The two sides have been hashing out the details of a delivery of the S-300.

Russia and Iran have penned a long-awaited contract for the delivery of Moscow's advanced S-300 air-defense missile systems, a senior Russian defense industry official told reporters at the Dubai Airshow on Monday, the RIA Novosti news agency reported.

The two sides have been hashing out the details of a delivery of the S-300 — regarded as one of the most capable anti-aircraft missile systems in the world — since President Vladimir Putin lifted a Russian government ban on their export to Iran in April.

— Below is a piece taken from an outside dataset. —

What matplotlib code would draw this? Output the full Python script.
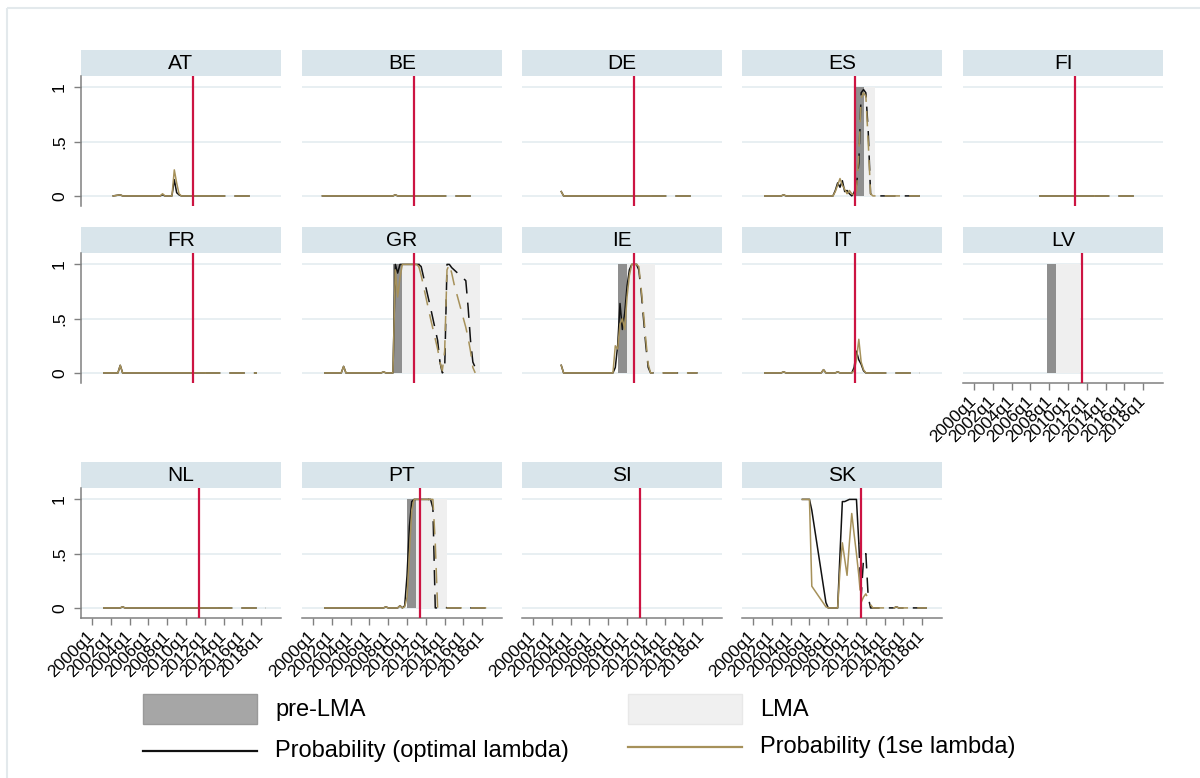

“Speaking of the S-300 air defense system, the contract has already been signed,” said Sergei Chemezov, the head of Russia's largest defense and technology holding, Rostec, RIA Novosti reported.

Chemezov, a close Putin ally, said that the two sides had come to terms on a key question dogging negotiations for the S-300 systems since April — a $4 billion Iranian lawsuit filed against Russia's state arms export agency Rosoboronexport in 2011.

Tehran filed the suit after then-President Dmitry Medvedev issued a presidential order in 2010 banning delivery of S-300s to Iran under an $800 million contract signed in 2007 after Tehran came under heavy international sanctions for its nuclear weapons development program.

Iran demanded that Russia deliver S-300 systems under a new contract before removing its suit, but Russia had insisted the lawsuit must be dropped before a new contract would be signed — according to Chemezov, Russia has ceded to Iran's demands.

Under the new contract, Iran will drop its lawsuit after the first stage of the contract is completed, Chemezov was quoted as saying, without specifying what the first stage of the contract entails.